'''

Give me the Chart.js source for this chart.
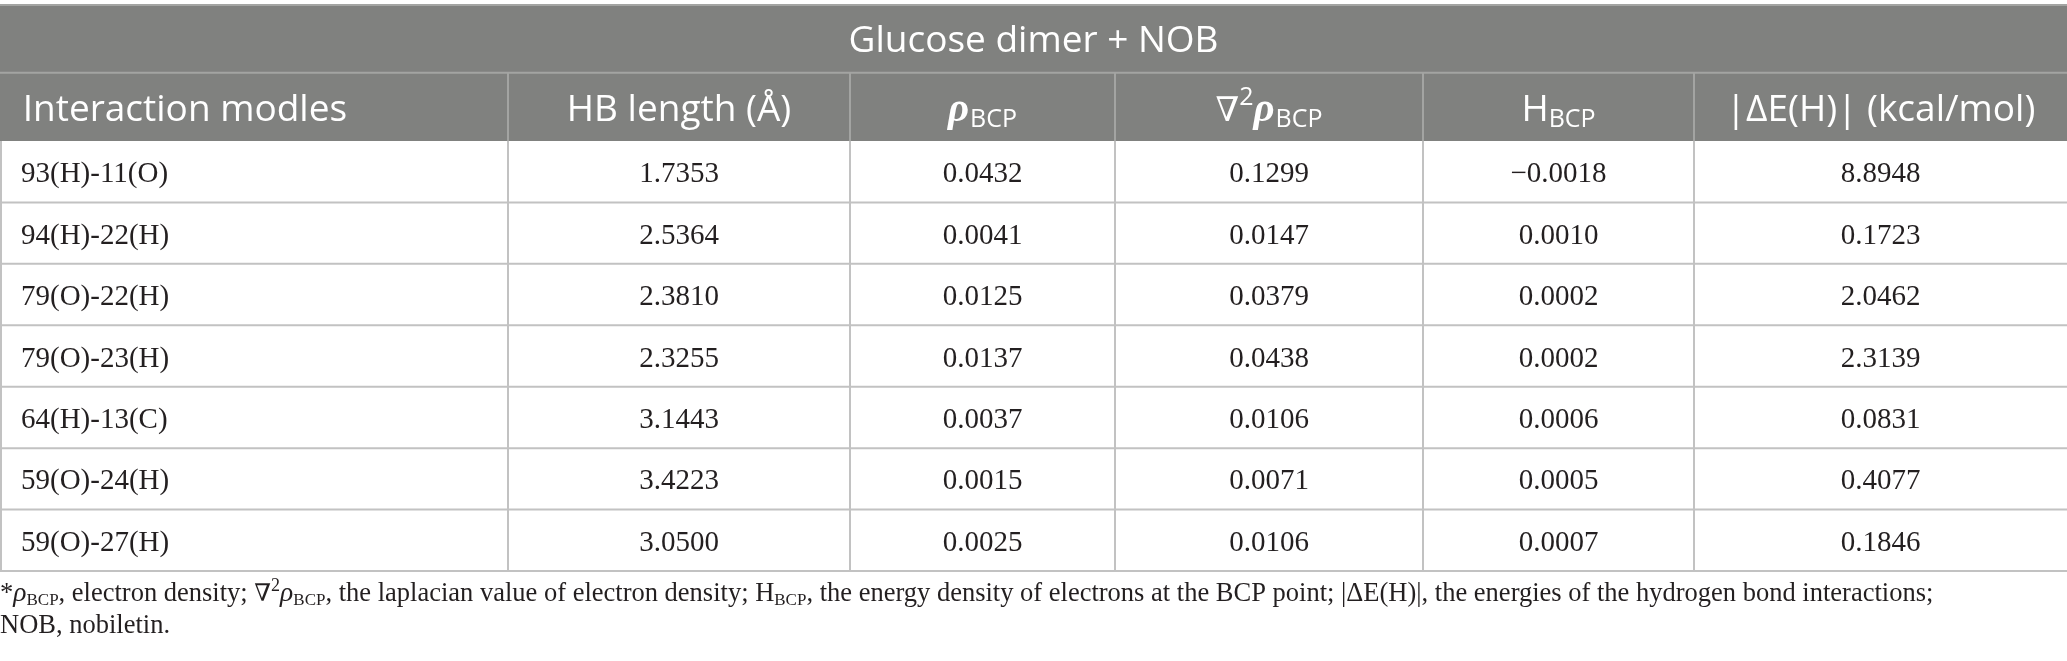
<!DOCTYPE html>
<html><head><meta charset="utf-8">
<script src="https://cdn.jsdelivr.net/npm/chart.js@4.4.0/dist/chart.umd.min.js"></script>
<style>html,body{margin:0;padding:0;background:#fff;overflow:hidden}#wrap{width:2067px;height:661px;position:relative}</style>
</head><body><div id="wrap"><canvas id="c"></canvas></div>
<script>
// ---------- DATA ----------
const title = 'Glucose dimer + NOB';
const columnHeaders = ['Interaction modles', 'HB length (Å)', 'ρ_{BCP}', '∇^{2}ρ_{BCP}', 'H_{BCP}', '|ΔE(H)| (kcal/mol)'];
const interactions = ['93(H)-11(O)', '94(H)-22(H)', '79(O)-22(H)', '79(O)-23(H)', '64(H)-13(C)', '59(O)-24(H)', '59(O)-27(H)'];
const hbLength   = [1.7353, 2.5364, 2.3810, 2.3255, 3.1443, 3.4223, 3.0500];
const rhoBCP     = [0.0432, 0.0041, 0.0125, 0.0137, 0.0037, 0.0015, 0.0025];
const lapRhoBCP  = [0.1299, 0.0147, 0.0379, 0.0438, 0.0106, 0.0071, 0.0106];
const hBCP       = [-0.0018, 0.0010, 0.0002, 0.0002, 0.0006, 0.0005, 0.0007];
const deltaE     = [8.8948, 0.1723, 2.0462, 2.3139, 0.0831, 0.4077, 0.1846];
const footnoteLines = [
  '*ρ_{BCP}, electron density; ∇^{2}ρ_{BCP}, the laplacian value of electron density; H_{BCP}, the energy density of electrons at the BCP point; |ΔE(H)|, the energies of the hydrogen bond interactions;',
  'NOB, nobiletin.'
];

// ---------- LAYOUT (pixels) ----------
const W = 2067, H = 661;
const L = {
  colEdges: [0, 508, 850, 1115, 1423, 1694, 2067],
  tableTop: 4, titleBottom: 72.7, dataTop: 141, rowH: 61.43,
  firstColPad: 21, headPad: 22.7,
  footBaselines: [601, 633]
};
const toRow = px => (px - L.dataTop) / L.rowH;   // pixel -> y-scale value (row units)

const valueColumns = [hbLength, rhoBCP, lapRhoBCP, hBCP, deltaE];
const fmt = v => (v < 0 ? '\u2212' : '') + Math.abs(v).toFixed(4);

const datasets = [];
datasets.push({ label: columnHeaders[0], kind: 'label', col: 0,
  data: interactions.map((t, i) => ({ x: L.colEdges[0] + L.firstColPad, y: i + 0.5, text: t })),
  pointRadius: 0 });
valueColumns.forEach((arr, c) => {
  const col = c + 1;
  datasets.push({ label: columnHeaders[col], kind: 'value', col,
    data: arr.map((v, i) => ({ x: (L.colEdges[col] + L.colEdges[col + 1]) / 2, y: i + 0.5, text: fmt(v) })),
    pointRadius: 0 });
});

// ---------- rich text ----------
function parseRich(str) {
  const runs = []; let buf = ''; let i = 0;
  const push = (t, k) => { if (t) runs.push({ t, k }); };
  while (i < str.length) {
    const ch = str[i];
    if ((ch === '_' || ch === '^') && str[i + 1] === '{') {
      push(buf, 'n'); buf = '';
      const end = str.indexOf('}', i);
      push(str.slice(i + 2, end), ch === '_' ? 'sub' : 'sup');
      i = end + 1; continue;
    }
    if (ch === 'ρ') { push(buf, 'n'); buf = ''; push('ρ', 'greek'); i++; continue; }
    if (ch === '∇') { push(buf, 'n'); buf = ''; push('∇', 'nabla'); i++; continue; }
    buf += ch; i++;
  }
  push(buf, 'n');
  return runs;
}
function drawRich(ctx, str, x, y, align, st) {
  const runs = parseRich(str);
  const f = { n: st.base, sub: st.sub, sup: st.sup, greek: st.greek, nabla: st.nabla };
  const dy = k => k === 'sub' ? st.subDy : k === 'sup' ? st.supDy : 0;
  let w = 0;
  runs.forEach(r => { ctx.font = f[r.k]; r.w = ctx.measureText(r.t).width + (r.k === 'greek' ? (st.greekGap || 0) : 0); w += r.w; });
  let cx = align === 'center' ? x - w / 2 : align === 'right' ? x - w : x;
  ctx.textAlign = 'left'; ctx.textBaseline = 'alphabetic'; ctx.fillStyle = st.color;
  runs.forEach(r => { ctx.font = f[r.k]; ctx.fillText(r.t, cx, y + dy(r.k)); cx += r.w; });
}
const headStyle = {
  base: '37px "Open Sans"', sub: '25px "Open Sans"', sup: '25px "Open Sans"',
  greek: 'bold italic 41px "Liberation Serif"', nabla: '34px "DejaVu Serif"',
  subDy: 6, supDy: -16, color: '#ffffff', greekGap: 1
};
const footStyle = {
  base: '26.5px "Liberation Serif"', sub: '17px "Liberation Serif"', sup: '18px "Liberation Serif"',
  greek: 'italic 27.5px "Liberation Serif"', nabla: '24px "DejaVu Serif"',
  subDy: 4, supDy: -10, color: '#231f20'
};

const tablePlugin = {
  id: 'table',
  beforeDatasetsDraw(chart) {
    const ctx = chart.ctx, xs = chart.scales.x, ys = chart.scales.y;
    const X = v => xs.getPixelForValue(v), Y = v => ys.getPixelForValue(v);
    const n = interactions.length;
    const x0 = X(L.colEdges[0]), x1 = X(L.colEdges[L.colEdges.length - 1]);
    const yTop = Y(toRow(L.tableTop)), yTitle = Y(toRow(L.titleBottom)), yData = Y(0), yEnd = Y(n);
    ctx.save();
    ctx.fillStyle = '#ffffff'; ctx.fillRect(0, 0, chart.width, chart.height);
    ctx.fillStyle = '#80817f';
    ctx.fillRect(x0, yTop, x1 - x0, yData - yTop);
    ctx.lineWidth = 2;
    ctx.strokeStyle = '#a3a4a2';
    ctx.beginPath();
    ctx.moveTo(x0, yTop + 1); ctx.lineTo(x1, yTop + 1);
    ctx.moveTo(x0, yTitle); ctx.lineTo(x1, yTitle);
    for (let c = 1; c < L.colEdges.length - 1; c++) { const x = X(L.colEdges[c]); ctx.moveTo(x, yTitle); ctx.lineTo(x, yData); }
    ctx.stroke();
    ctx.strokeStyle = '#c2c2c2';
    ctx.beginPath();
    for (let i = 1; i <= n; i++) { const y = Y(i); ctx.moveTo(x0, y); ctx.lineTo(x1, y); }
    for (let c = 1; c < L.colEdges.length - 1; c++) { const x = X(L.colEdges[c]); ctx.moveTo(x, yData); ctx.lineTo(x, yEnd); }
    ctx.moveTo(x0 + 1, yData); ctx.lineTo(x0 + 1, yEnd);
    ctx.stroke();
    ctx.restore();
  },
  afterDatasetsDraw(chart) {
    const ctx = chart.ctx, xs = chart.scales.x, ys = chart.scales.y;
    const X = v => xs.getPixelForValue(v), Y = v => ys.getPixelForValue(v);
    ctx.save();
    const yTop = Y(toRow(L.tableTop)), yTitle = Y(toRow(L.titleBottom)), yData = Y(0);
    drawRich(ctx, title, (X(L.colEdges[0]) + X(L.colEdges[L.colEdges.length - 1])) / 2, (yTop + yTitle) / 2 + 13.5, 'center', headStyle);
    const hb = (yTitle + yData) / 2 + 14;
    columnHeaders.forEach((h, c) => {
      if (c === 0) drawRich(ctx, h, X(L.colEdges[0]) + L.headPad, hb, 'left', headStyle);
      else drawRich(ctx, h, (X(L.colEdges[c]) + X(L.colEdges[c + 1])) / 2, hb, 'center', headStyle);
    });
    ctx.fillStyle = '#231f20';
    ctx.font = '29px "Liberation Serif"';
    ctx.textBaseline = 'alphabetic';
    chart.data.datasets.forEach((ds, di) => {
      const meta = chart.getDatasetMeta(di);
      ctx.textAlign = ds.kind === 'label' ? 'left' : 'center';
      meta.data.forEach((el, i) => { ctx.fillText(ds.data[i].text, el.x, el.y + 10.5); });
    });
    footnoteLines.forEach((t, i) => drawRich(ctx, t, X(0), Y(toRow(L.footBaselines[i])), 'left', footStyle));
    ctx.restore();
  }
};

new Chart(document.getElementById('c'), {
  type: 'scatter',
  data: { datasets },
  options: {
    responsive: true, maintainAspectRatio: false, animation: false,
    layout: { padding: 0 },
    plugins: { legend: { display: false }, tooltip: { enabled: false } },
    events: [],
    scales: {
      x: { type: 'linear', min: 0, max: W, display: false },
      y: { type: 'linear', min: toRow(0), max: toRow(H), reverse: true, display: false }
    }
  },
  plugins: [tablePlugin]
});
</script></body></html>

'''

> Exercise requirements
Only the lines from the start of the material through the line containing "const fmt = v" should be transcribed. Pictures stay out.

> Final answer
Give me the Chart.js source for this chart.
<!DOCTYPE html>
<html><head><meta charset="utf-8">
<script src="https://cdn.jsdelivr.net/npm/chart.js@4.4.0/dist/chart.umd.min.js"></script>
<style>html,body{margin:0;padding:0;background:#fff;overflow:hidden}#wrap{width:2067px;height:661px;position:relative}</style>
</head><body><div id="wrap"><canvas id="c"></canvas></div>
<script>
// ---------- DATA ----------
const title = 'Glucose dimer + NOB';
const columnHeaders = ['Interaction modles', 'HB length (Å)', 'ρ_{BCP}', '∇^{2}ρ_{BCP}', 'H_{BCP}', '|ΔE(H)| (kcal/mol)'];
const interactions = ['93(H)-11(O)', '94(H)-22(H)', '79(O)-22(H)', '79(O)-23(H)', '64(H)-13(C)', '59(O)-24(H)', '59(O)-27(H)'];
const hbLength   = [1.7353, 2.5364, 2.3810, 2.3255, 3.1443, 3.4223, 3.0500];
const rhoBCP     = [0.0432, 0.0041, 0.0125, 0.0137, 0.0037, 0.0015, 0.0025];
const lapRhoBCP  = [0.1299, 0.0147, 0.0379, 0.0438, 0.0106, 0.0071, 0.0106];
const hBCP       = [-0.0018, 0.0010, 0.0002, 0.0002, 0.0006, 0.0005, 0.0007];
const deltaE     = [8.8948, 0.1723, 2.0462, 2.3139, 0.0831, 0.4077, 0.1846];
const footnoteLines = [
  '*ρ_{BCP}, electron density; ∇^{2}ρ_{BCP}, the laplacian value of electron density; H_{BCP}, the energy density of electrons at the BCP point; |ΔE(H)|, the energies of the hydrogen bond interactions;',
  'NOB, nobiletin.'
];

// ---------- LAYOUT (pixels) ----------
const W = 2067, H = 661;
const L = {
  colEdges: [0, 508, 850, 1115, 1423, 1694, 2067],
  tableTop: 4, titleBottom: 72.7, dataTop: 141, rowH: 61.43,
  firstColPad: 21, headPad: 22.7,
  footBaselines: [601, 633]
};
const toRow = px => (px - L.dataTop) / L.rowH;   // pixel -> y-scale value (row units)

const valueColumns = [hbLength, rhoBCP, lapRhoBCP, hBCP, deltaE];
const fmt = v => (v < 0 ? '\u2212' : '') + Math.abs(v).toFixed(4);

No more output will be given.